With the 10th season of Hallmark Channel‘s hit series “When Calls The Heart” (WCTH) due to wrap up on October 15, 2023, the show’s diehard fans — who call themselves Hearties — have been wondering just how much longer the beloved series will last. Though the cast has already begun filming an 11th season, thanks to a waiver granted by SAG-AFTRA during the actors’ strike, Hallmark hasn’t revealed when the next season will air or what its plans are after that.
If WCTH co-creator and executive producer Brian Bird has any say in the matter, the series will run for many more years. On September 22, he took the stage at the seventh annual “Hearties Family Reunion” in Vancouver with his producing partner Michael Landon Jr. and 88-year-old author Janette Oke, whose book series inspired the TV show.
In videos from the sold out weekend convention shared by Hallmark Channel, the threesome shared insights about the future of WCTH.
Brian Bird Wants ‘When Calls the Heart’ to Rival ‘The Simpsons’ in Number of Seasons
Welcoming a packed ballroom of attendees to the 2023 “Hearties Family Reunion,” Bird thanked the crowd for keeping WCTH alive since the series’ debut in 2014 and revealed he would like to see the show continue for many years to come.
“As I’ve said many times over the last decade, you Hearties are the reason for the show,” he said. “I think one of the big reasons that the show is still going strong is all of you. And I believe that long after the show has ended its run — which we hope is many, many seasons from now; we’re going to try to catch up with ‘The Simpsons,’ which is in season 42 or something like that, so you got a ways to go (but) we’re gonna try.”
Bird continued, “But long after ‘When Calls The Heart’ is not making episodes anymore, you will still be here. The Hearties, I believe, are the best legacy of ‘When Calls The Heart.'”
Though Bird has high hopes for WCTH to go on for many years, he said later in the day that the decisions of how long the series lasts and how many episodes are produced each season are up to the network, not him.
He explained, “The network orders a certain number of episodes. We, the production company, produces those episodes for the network. So, it’s really not up to us how many.”
When a fan asked why they don’t produce more than 12 episodes per season, Bird said that while shows produced decades ago may have had at least 24 shows per season, 12 is actually “on the high end” for current series, especially with streaming services like Netflix now ordering series with as little as six episodes per season.
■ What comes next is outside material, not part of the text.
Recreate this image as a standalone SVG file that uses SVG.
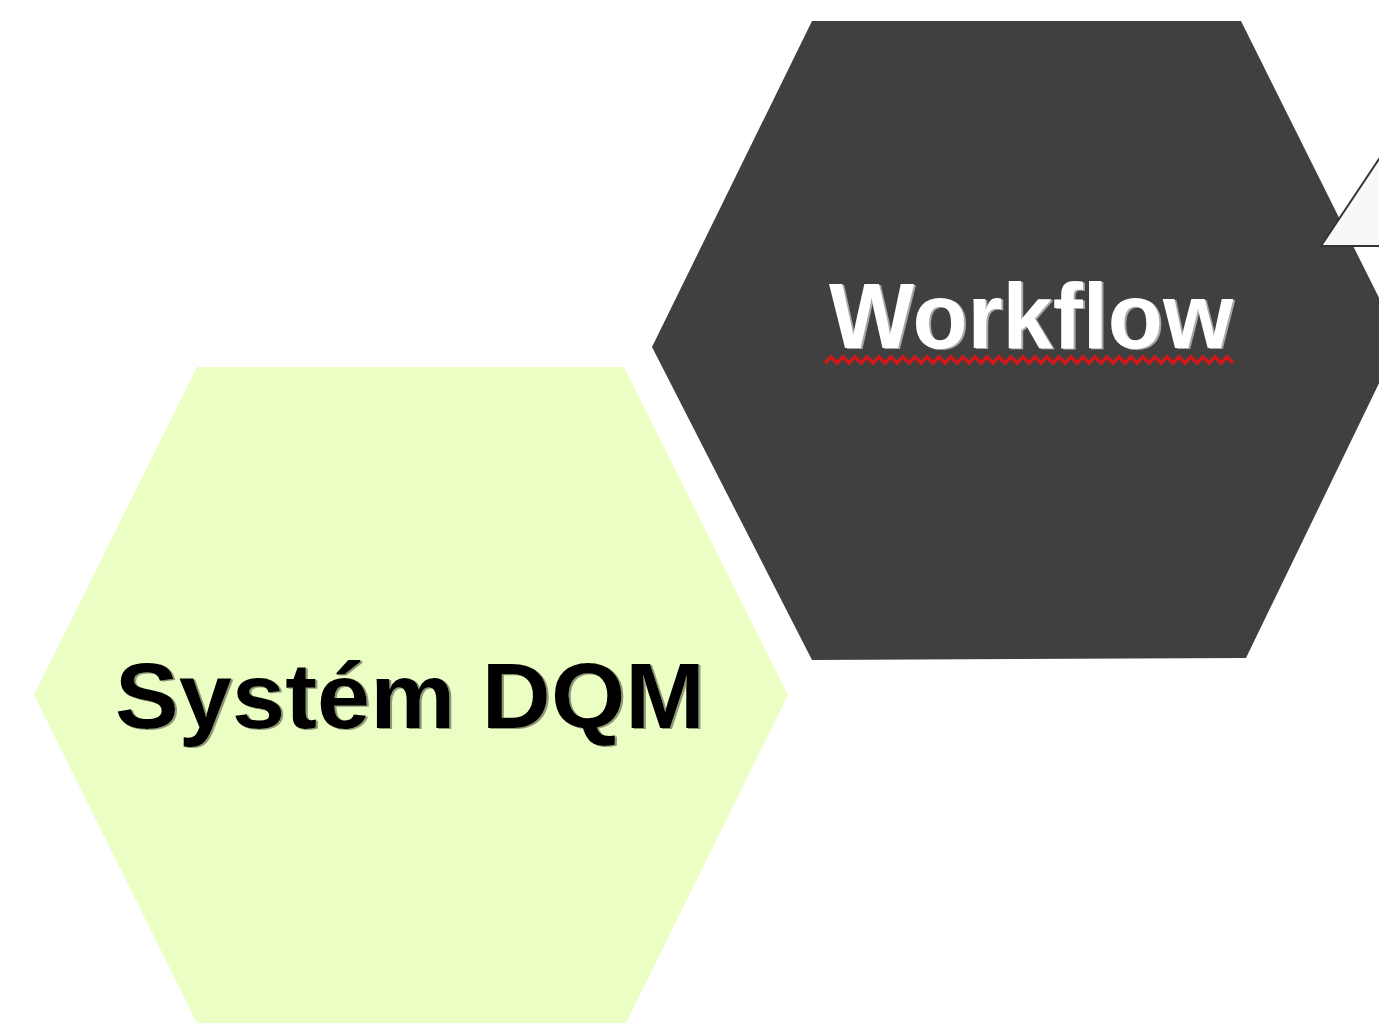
<svg xmlns="http://www.w3.org/2000/svg" width="1379" height="1023" viewBox="0 0 1379 1023">
  <style>
    .label { font-family: "Liberation Sans", Arial, sans-serif; font-weight: bold; text-anchor: middle; }
    .hex-dark { fill: #404040; }
    .hex-green { fill: #ebfec4; }
    .callout { fill: #f8f8f8; stroke: #333333; stroke-width: 2; stroke-linejoin: miter; }
    .spell { fill: none; stroke: #d41818; stroke-width: 3.5; }
  </style>
  <defs>
    <filter id="shadow-light" x="-5%" y="-20%" width="110%" height="140%">
      <feDropShadow dx="2" dy="1" stdDeviation="0.5" flood-color="#a8a8a8" flood-opacity="1"/>
    </filter>
    <filter id="shadow-green" x="-5%" y="-20%" width="110%" height="140%">
      <feDropShadow dx="2" dy="1" stdDeviation="0.5" flood-color="#8f9878" flood-opacity="1"/>
    </filter>
  </defs>
  <rect width="1379" height="1023" fill="#ffffff"/>

  <!-- Workflow hexagon -->
  <g id="node-workflow">
    <polygon class="hex-dark" points="812,21 1241,21 1400,340 1246,658 812,660 652,347"/>
    <text class="label" x="1031" y="348" font-size="92" fill="#ffffff" textLength="404" lengthAdjust="spacingAndGlyphs" filter="url(#shadow-light)">Workflow</text>
    <!-- wavy spelling underline: 34 zigzag periods of 12px -->
    <path class="spell" d="M825,363
      l6,-6 l6,6 l6,-6 l6,6 l6,-6 l6,6 l6,-6 l6,6 l6,-6 l6,6
      l6,-6 l6,6 l6,-6 l6,6 l6,-6 l6,6 l6,-6 l6,6 l6,-6 l6,6
      l6,-6 l6,6 l6,-6 l6,6 l6,-6 l6,6 l6,-6 l6,6 l6,-6 l6,6
      l6,-6 l6,6 l6,-6 l6,6 l6,-6 l6,6 l6,-6 l6,6 l6,-6 l6,6
      l6,-6 l6,6 l6,-6 l6,6 l6,-6 l6,6 l6,-6 l6,6 l6,-6 l6,6
      l6,-6 l6,6 l6,-6 l6,6 l6,-6 l6,6 l6,-6 l6,6 l6,-6 l6,6
      l6,-6 l6,6 l6,-6 l6,6 l6,-6 l6,6 l6,-6 l6,6"/>
  </g>

  <!-- Callout pointer entering from the right edge -->
  <g id="node-callout">
    <polygon class="callout" points="1321,246 1381,156 1381,246"/>
  </g>

  <!-- Systém DQM hexagon -->
  <g id="node-dqm">
    <polygon class="hex-green" points="197,367 624,367 788,695 626,1023 197,1023 34,695"/>
    <text class="label" x="410" y="728" font-size="93" fill="#000000" textLength="590" lengthAdjust="spacingAndGlyphs" filter="url(#shadow-green)">Systém DQM</text>
  </g>

  <g id="connectors"/>
</svg>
“There’s also something to be said for the anticipation,” he added, explaining that it helps ratings and interest when people hunger for a show to air. “You know, you love the show so much. You can’t wait till it returns and so there’s this incredible anticipation while that’s happening.”
The strategy seems to be working. When WCTH launched its 10th season on July 30, Hallmark called its premiere an “outstanding success” in a press release, reporting that it was the most-watched entertainment cable show among all households, watched by three million unduplicated viewers.
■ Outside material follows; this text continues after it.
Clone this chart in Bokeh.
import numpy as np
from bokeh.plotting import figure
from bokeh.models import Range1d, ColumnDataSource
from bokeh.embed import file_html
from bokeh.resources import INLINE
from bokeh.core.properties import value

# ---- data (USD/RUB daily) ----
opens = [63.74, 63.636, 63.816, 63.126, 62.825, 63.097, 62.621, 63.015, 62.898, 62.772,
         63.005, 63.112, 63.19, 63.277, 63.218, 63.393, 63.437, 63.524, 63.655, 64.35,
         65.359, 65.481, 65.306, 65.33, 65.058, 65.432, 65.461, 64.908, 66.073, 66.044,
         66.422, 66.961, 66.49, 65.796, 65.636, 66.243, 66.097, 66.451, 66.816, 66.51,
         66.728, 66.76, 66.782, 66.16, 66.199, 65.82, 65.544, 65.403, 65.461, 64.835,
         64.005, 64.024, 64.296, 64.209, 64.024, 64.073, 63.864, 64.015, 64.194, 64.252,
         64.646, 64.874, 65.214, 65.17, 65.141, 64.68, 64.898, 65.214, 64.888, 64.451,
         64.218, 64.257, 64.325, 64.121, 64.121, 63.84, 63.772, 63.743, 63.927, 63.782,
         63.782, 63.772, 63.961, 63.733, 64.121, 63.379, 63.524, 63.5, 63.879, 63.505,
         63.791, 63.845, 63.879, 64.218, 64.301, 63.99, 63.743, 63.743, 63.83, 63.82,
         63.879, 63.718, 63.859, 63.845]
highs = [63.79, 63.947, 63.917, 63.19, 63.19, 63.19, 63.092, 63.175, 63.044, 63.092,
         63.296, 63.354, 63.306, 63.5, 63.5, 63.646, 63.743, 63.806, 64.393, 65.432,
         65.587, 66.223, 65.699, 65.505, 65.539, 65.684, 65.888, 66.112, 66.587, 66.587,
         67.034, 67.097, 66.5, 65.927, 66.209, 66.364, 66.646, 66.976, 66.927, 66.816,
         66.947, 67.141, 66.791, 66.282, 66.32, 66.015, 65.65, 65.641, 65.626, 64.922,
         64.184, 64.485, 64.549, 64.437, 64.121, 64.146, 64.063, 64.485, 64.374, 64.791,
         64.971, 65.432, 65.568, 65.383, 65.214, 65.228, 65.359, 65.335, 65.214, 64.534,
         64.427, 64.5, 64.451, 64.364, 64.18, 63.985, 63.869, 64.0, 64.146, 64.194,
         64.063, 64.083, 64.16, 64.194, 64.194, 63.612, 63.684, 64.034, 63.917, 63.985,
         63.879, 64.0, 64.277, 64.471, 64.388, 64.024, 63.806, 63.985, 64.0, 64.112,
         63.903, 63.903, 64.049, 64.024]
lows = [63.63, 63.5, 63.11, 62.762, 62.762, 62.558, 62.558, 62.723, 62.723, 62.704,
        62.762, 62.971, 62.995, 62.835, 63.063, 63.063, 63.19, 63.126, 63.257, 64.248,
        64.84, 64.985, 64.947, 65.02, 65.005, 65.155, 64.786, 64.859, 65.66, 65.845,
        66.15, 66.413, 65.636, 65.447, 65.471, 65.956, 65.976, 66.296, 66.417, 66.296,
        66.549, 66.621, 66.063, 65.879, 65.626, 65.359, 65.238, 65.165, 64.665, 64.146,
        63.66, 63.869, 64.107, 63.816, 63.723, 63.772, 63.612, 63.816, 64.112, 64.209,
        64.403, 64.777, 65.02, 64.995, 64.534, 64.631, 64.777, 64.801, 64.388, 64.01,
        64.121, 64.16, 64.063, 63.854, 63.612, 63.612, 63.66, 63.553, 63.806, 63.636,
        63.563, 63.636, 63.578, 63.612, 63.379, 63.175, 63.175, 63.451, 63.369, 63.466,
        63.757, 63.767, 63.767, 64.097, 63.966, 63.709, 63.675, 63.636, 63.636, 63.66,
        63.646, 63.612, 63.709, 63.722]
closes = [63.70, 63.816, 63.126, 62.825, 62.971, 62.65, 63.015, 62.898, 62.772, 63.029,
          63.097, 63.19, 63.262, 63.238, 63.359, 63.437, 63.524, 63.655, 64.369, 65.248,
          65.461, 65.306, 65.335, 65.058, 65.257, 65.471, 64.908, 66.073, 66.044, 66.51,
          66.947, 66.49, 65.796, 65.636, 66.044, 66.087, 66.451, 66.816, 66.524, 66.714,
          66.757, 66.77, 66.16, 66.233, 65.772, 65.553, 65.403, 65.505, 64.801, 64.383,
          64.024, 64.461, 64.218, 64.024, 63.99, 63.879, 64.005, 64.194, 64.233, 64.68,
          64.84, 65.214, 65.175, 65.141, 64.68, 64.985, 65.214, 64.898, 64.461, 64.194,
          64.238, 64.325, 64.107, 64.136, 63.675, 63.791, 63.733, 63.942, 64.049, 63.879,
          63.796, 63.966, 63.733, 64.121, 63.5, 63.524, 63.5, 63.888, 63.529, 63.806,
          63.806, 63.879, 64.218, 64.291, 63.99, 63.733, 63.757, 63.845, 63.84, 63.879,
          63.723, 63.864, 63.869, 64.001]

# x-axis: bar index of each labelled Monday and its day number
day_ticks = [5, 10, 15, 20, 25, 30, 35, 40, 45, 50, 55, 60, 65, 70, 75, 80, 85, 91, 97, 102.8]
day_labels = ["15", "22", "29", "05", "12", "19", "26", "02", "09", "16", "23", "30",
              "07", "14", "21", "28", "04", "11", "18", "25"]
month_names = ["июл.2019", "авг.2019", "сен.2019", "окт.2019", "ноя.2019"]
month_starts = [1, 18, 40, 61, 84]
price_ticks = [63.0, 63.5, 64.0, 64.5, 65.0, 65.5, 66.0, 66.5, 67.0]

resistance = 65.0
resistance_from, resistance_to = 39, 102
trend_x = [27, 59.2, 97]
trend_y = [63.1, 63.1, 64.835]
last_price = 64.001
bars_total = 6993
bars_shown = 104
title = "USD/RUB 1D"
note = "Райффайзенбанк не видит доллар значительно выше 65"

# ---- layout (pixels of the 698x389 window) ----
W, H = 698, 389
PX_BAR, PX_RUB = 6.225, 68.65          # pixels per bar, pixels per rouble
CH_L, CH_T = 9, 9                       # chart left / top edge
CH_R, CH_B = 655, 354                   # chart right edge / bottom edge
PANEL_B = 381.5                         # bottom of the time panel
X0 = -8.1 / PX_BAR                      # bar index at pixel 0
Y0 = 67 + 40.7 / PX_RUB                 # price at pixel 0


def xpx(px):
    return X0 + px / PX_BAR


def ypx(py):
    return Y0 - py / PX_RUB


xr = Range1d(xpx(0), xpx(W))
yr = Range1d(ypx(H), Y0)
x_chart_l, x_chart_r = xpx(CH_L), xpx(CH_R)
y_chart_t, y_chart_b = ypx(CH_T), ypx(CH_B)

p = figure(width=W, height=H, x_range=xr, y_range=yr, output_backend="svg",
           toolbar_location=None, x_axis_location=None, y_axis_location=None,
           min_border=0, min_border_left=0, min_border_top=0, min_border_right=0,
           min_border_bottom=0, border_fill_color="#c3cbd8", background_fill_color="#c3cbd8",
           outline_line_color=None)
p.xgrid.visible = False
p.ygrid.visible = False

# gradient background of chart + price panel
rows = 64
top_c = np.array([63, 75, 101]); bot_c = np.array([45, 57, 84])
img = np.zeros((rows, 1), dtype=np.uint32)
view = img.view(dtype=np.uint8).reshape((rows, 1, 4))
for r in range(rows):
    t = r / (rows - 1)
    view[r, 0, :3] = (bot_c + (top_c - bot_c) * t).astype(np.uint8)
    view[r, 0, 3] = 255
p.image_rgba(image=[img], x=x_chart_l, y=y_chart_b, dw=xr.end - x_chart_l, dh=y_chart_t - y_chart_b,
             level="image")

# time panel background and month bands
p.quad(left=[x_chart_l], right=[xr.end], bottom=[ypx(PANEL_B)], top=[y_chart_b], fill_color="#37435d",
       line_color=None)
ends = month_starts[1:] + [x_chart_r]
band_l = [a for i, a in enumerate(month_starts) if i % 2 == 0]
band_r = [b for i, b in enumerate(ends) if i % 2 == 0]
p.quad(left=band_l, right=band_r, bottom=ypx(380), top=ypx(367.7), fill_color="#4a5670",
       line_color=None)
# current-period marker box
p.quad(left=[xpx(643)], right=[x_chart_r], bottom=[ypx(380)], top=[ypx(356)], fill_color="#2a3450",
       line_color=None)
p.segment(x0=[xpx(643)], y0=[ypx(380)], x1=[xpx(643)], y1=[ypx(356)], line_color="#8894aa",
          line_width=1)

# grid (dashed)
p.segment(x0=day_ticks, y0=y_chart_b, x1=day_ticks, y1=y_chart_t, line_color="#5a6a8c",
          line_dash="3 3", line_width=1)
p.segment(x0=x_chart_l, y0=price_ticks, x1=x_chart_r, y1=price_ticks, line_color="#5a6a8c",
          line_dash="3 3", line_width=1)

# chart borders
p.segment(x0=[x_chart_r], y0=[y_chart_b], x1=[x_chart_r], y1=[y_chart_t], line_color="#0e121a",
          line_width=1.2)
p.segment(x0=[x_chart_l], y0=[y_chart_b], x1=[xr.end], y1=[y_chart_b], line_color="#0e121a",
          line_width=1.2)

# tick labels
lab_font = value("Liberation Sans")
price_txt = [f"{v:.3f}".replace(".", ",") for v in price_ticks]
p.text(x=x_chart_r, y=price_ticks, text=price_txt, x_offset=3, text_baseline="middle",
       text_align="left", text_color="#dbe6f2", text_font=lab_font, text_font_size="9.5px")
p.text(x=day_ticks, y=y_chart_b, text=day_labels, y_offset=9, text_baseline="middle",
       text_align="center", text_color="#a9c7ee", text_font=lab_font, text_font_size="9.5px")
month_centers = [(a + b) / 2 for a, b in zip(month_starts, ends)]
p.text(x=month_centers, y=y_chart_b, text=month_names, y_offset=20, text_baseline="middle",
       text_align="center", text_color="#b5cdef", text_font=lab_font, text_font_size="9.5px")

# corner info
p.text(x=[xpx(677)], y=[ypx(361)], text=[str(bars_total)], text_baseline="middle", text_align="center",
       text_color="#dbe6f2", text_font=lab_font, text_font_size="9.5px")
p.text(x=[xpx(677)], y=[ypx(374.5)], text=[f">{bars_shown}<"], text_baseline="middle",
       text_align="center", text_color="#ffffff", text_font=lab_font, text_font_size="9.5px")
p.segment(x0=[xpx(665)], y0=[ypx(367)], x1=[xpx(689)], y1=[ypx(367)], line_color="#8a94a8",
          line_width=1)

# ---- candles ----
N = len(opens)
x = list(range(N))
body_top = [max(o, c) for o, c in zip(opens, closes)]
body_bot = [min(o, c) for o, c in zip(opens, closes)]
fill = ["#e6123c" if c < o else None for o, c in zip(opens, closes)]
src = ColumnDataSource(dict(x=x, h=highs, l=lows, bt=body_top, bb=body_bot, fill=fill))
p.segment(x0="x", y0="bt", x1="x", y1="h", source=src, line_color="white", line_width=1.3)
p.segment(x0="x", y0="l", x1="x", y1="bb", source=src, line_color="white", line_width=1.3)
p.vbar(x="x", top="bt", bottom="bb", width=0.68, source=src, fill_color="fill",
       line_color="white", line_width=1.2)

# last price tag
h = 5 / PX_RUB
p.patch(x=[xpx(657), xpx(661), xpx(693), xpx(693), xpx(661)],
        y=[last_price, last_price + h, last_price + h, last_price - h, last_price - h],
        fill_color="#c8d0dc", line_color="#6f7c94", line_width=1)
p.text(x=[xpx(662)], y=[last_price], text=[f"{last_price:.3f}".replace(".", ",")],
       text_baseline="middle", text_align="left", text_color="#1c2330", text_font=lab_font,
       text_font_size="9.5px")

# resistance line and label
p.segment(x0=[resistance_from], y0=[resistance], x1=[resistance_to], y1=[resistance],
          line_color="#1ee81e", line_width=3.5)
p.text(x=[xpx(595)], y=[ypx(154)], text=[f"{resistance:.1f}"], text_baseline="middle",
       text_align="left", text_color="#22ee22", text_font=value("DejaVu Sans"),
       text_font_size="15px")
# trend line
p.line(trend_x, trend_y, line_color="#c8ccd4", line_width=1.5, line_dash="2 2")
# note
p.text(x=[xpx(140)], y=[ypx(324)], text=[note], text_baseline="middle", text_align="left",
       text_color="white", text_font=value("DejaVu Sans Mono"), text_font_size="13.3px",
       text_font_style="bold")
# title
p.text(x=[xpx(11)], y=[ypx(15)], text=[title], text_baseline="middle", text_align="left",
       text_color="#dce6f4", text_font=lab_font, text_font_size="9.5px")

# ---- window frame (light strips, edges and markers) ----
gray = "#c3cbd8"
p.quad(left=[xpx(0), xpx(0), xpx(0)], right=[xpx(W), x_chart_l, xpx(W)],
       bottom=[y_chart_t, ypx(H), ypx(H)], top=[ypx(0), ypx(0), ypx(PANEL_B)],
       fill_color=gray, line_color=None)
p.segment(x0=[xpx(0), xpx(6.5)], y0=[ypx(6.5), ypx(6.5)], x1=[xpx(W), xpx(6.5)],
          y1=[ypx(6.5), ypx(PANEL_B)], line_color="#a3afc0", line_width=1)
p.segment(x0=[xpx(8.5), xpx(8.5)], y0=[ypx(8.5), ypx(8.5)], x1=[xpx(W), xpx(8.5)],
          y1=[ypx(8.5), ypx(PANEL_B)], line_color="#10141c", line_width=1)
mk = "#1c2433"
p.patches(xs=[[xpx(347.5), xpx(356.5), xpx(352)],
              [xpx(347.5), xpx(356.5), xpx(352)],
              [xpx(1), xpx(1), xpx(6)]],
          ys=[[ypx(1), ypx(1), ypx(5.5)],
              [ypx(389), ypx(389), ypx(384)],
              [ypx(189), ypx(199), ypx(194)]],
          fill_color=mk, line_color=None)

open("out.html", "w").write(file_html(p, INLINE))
Bird later said that one of the reasons he hopes WCTH continues for many years is that it’s one of only a few current series that offer uplifting content. Other than shows like “Ted Lasso,” which he called a “really fun, great show,” Bird said that producers of the estimated 1,000 series being produced for TV and streaming services, seem to have forgotten that storylines about “radical kindness” can succeed as much as “cynical” and “corrupt” shows that dominate the TV schedule.
“It’s like the (TV) business has gotten collective amnesia about how to make content that uplifts people, that reaches into their souls and helps them to aspire to something better and bigger than themselves,” he said, adding that Hallmark Channel understands and feeds the need for feel-good content and that “the world is better off for it.”
Michael Landon Jr. Gets Choked Up, Wishing His Dad Could See Success of ‘When Calls The Heart’
During a panel discussion on September 22, Landon Jr. was asked whether WCTH was inspired by “Little House on the Prairie,” the successful series that aired from 1974 to 1983 starring his dad, Michael Landon, who died in 1991.
“Absolutely,” he replied, getting choked up as he spoke. “‘Little House’ was by far my favorite of my father’s work. It wasn’t just about the series, it was about what the series did to people. It did bring families together. It was a special time.”
When it was noted that WCTH has lasted longer than “Little House,” which ran for nine seasons, Landon Jr. said, “Man, I wish my dad could see this. There’s nothing like this. You guys are so special.”
When Oke, 88, was asked whether the producers and writers consult her on storylines, she said that they have “no responsibility to consult me” but that the “wonderful, wonderful people” behind the series have reached out from time to time for ideas and input, saying they’ve been “so kind and gracious to me over the years.”
“You know, they are not copycatting what I did in the books,” she reminded the audience. “This is a new work presented in a new way and they do a good job.”
The Hearties Family Reunion included Q&A sessions with WCTH cast members on September 23, but sharing their appearances on social media was forbidden given the ongoing actors’ strike. Attendees were scheduled to visit the Hope Valley set on September 24.